My phone that I just got, got take away from me. What
irony. My alumni friends (Karoline and Randy ) Tried to get it for me but didn't succeed. I
was wondering why hadn't they come to see my improv final,
but I didn't have a phone to call with afterschool and ask
them. I was just standing there waiting for a bus in the
rain. More irony. My umbrella was in my locker. I even went
back for it, but decided as I looked out the window that it
was raining before and is not now. Even if, I'll be right
on the bus and can take a little rain. The bus was all
full. I waited as many full busses passed me and my friends
by. They cheered me up a little. Still this whole finals
thing, just makes any little irritating situation into a
big chunk of hatred and resentment.
Not to mention that I don't have a date for prom or a
dress. I feel like a person on Mad's lowered expectations.
So unwanted. I wanna cast a love spell. I'm that desprate.

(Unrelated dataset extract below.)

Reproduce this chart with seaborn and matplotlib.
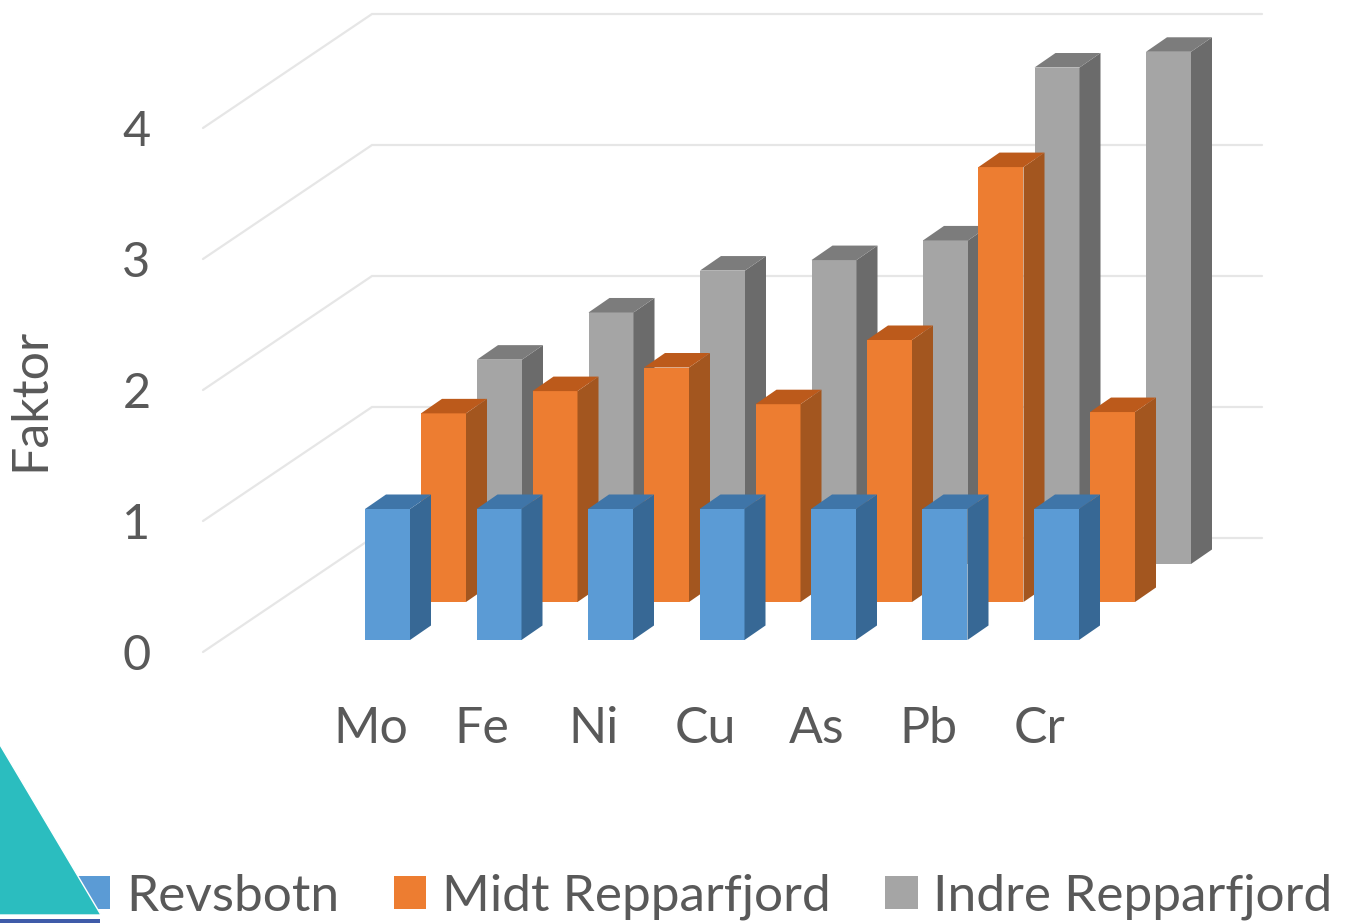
import numpy as np
import pandas as pd
import matplotlib
matplotlib.use("Agg")
import matplotlib.pyplot as plt
import matplotlib.transforms as mtrans
from matplotlib.patches import Patch, Polygon
import seaborn as sns

elements = ["Mo", "Fe", "Ni", "Cu", "As", "Pb", "Cr"]
revsbotn = [1, 1, 1, 1, 1, 1, 1]
midt = [1.44, 1.61, 1.79, 1.51, 2.0, 3.32, 1.45]
indre = [1.56, 1.92, 2.24, 2.32, 2.47, 3.79, 3.91]
series_names = ["Revsbotn", "Midt Repparfjord", "Indre Repparfjord"]
y_ticks = [0, 1, 2, 3, 4]

W, H = 1356, 923
GREY_TEXT = "#595959"
GRID = "#E6E6E6"

# face, top, side for each series
colors = [("#5B9BD5", "#3F75A8", "#376895"),
          ("#ED7D31", "#BC5A1B", "#A3561F"),
          ("#A5A5A5", "#7C7C7C", "#6B6B6B")]

sns.set_theme(style="white")
plt.rcParams["font.family"] = ["Lato", "DejaVu Sans"]

fig = plt.figure(figsize=(W / 100, H / 100), dpi=100, facecolor="white")
ax_left, ax_bottom_px = 165, 680
ax = fig.add_axes([ax_left / W, 1 - ax_bottom_px / H, 1 - ax_left / W, ax_bottom_px / H])
ax.patch.set_alpha(0)

# scale of the picture: one category = 111.5 px, one unit of Faktor = 131 px
px_x = 111.5
px_y = 131.0
x0_px, y0_px = 387.5, 640
xlim = ((ax_left - x0_px) / px_x, (W - x0_px) / px_x)
ylim = ((y0_px - ax_bottom_px) / px_y, y0_px / px_y)

# depth steps
row_dx, row_dy = 56 / px_x, 38 / px_y
side_dx, side_dy = 21 / px_x, 14.5 / px_y
bar_w = 45 / px_x

# walls: the floor/back wall lines, then the diagonals coming forward
wall_back_x = (372 - x0_px) / px_x
wall_front_x = (203 - x0_px) / px_x
wall_right_x = (1262 - x0_px) / px_x
wall_back_y = (y0_px - 538) / px_y
wall_front_y = (y0_px - 652) / px_y
for t in y_ticks:
    ax.plot([wall_front_x, wall_back_x, wall_right_x],
            [t + wall_front_y, t + wall_back_y, t + wall_back_y],
            color=GRID, lw=1.6, zorder=1, solid_joinstyle="miter")

# back row first so the front rows paint over it
series = [revsbotn, midt, indre]
for row in [2, 1, 0]:
    df = pd.DataFrame({"pos": np.arange(len(elements)) + row * row_dx, "val": series[row]})
    face, top, side = colors[row]
    n_before = len(ax.patches)
    sns.barplot(data=df, x="pos", y="val", native_scale=True, color=face, saturation=1,
                width=bar_w, bottom=row * row_dy, linewidth=0, ax=ax, zorder=5 - row)
    for bar in list(ax.patches[n_before:]):
        xl, xr = bar.get_x(), bar.get_x() + bar.get_width()
        yb, yt = bar.get_y(), bar.get_y() + bar.get_height()
        z = bar.get_zorder()
        ax.add_patch(Polygon([(xr, yb), (xr + side_dx, yb + side_dy), (xr + side_dx, yt + side_dy), (xr, yt)],
                             closed=True, fc=side, ec="none", zorder=z))
        ax.add_patch(Polygon([(xl, yt), (xl + side_dx, yt + side_dy), (xr + side_dx, yt + side_dy), (xr, yt)],
                             closed=True, fc=top, ec="none", zorder=z))

ax.set_xlim(xlim)
ax.set_ylim(ylim)
sns.despine(ax=ax, left=True, bottom=True, right=True, top=True)

ax.set_yticks(y_ticks)
ax.set_yticklabels([str(t) for t in y_ticks])
ax.set_xticks(np.arange(len(elements)))
ax.set_xticklabels(elements)
ax.tick_params(axis="y", length=0, pad=10.5, labelsize=35, labelcolor=GREY_TEXT)
ax.tick_params(axis="x", length=0, pad=19, labelsize=36, labelcolor=GREY_TEXT)

# tick labels sit on the front edge of the floor, not on the bars
shift_y = mtrans.ScaledTranslation(0, -12 / 100, fig.dpi_scale_trans)
for lab in ax.get_yticklabels():
    lab.set_transform(lab.get_transform() + shift_y)
shift_x = mtrans.ScaledTranslation(-17 / 100, 0, fig.dpi_scale_trans)
for lab in ax.get_xticklabels():
    lab.set_transform(lab.get_transform() + shift_x)

ax.set_xlabel("")
ax.set_ylabel("Faktor", fontsize=36, color=GREY_TEXT, va="center")
ax.yaxis.set_label_coords(30 / W, 1 - 399 / H, transform=fig.transFigure)

handles = [Patch(fc=c[0], ec="none") for c in colors]
leg = fig.legend(handles, series_names, ncol=3, loc="center left", bbox_to_anchor=(78 / W, 1 - 897 / H),
                 frameon=False, fontsize=37, labelcolor=GREY_TEXT, borderpad=0, borderaxespad=0,
                 handlelength=0.63, handleheight=0.62, handletextpad=0.3, columnspacing=1.07)
leg.set_zorder(2)

# slide decoration in the lower left corner
fig.add_artist(Polygon([(-0.01, 1 - 722 / H), (101 / W, 1 - 915 / H), (-0.01, 1 - 915 / H)], closed=True,
                       transform=fig.transFigure, fc="#2BBDBF", ec="white", lw=1, zorder=5))
fig.add_artist(Polygon([(0, 1 - 919 / H), (100 / W, 1 - 919 / H), (100 / W, 0), (0, 0)], closed=True,
                       transform=fig.transFigure, fc="#3F5BA9", ec="none", zorder=5))

fig.savefig("out.png", dpi=100)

It would be a simple attraction spell. No love really. I
just want a date, not marriage. I really wanna go with a
guy I can connect with, and flirt with. I want him to take
the garters off my legs with his teeth. It's the only time
I can have that experiance since I'm not wanting to get
married at all. And I'm not gonna let a jack ass go under
my skirt. I feel so unwanted. My friends are thinking of
some possiblities. Kathy came up with the idea of her
boyfriends friend. She said that he can be fun, but
sometimes he can be an ass. If that does happen, I don't
think it's gonna be a good prom. My parents are thinking
Stan. He's no fun though. And he dances like he just walked
out of a blender. If he does god forbid dance at all. He
wouldn't click with my friends and my friends wouldn't
click with him.
The thing with the guy I was gonna ask was that he's out of
town back in his college working there. To tell you the
truth I thought that that would happen. In a way I was
kinda hoping for it, so that something else would happen,
but now that I think of it, even if it would happen, I
doubt it would happen my way.
Yeah so I'm pissed.
P.S. Really I don't understand this. I'm preety. My teeth
aren't perfect I know, but I can be fun and sexy yet I
can't get a date. Seriously, it's like lowered expectations.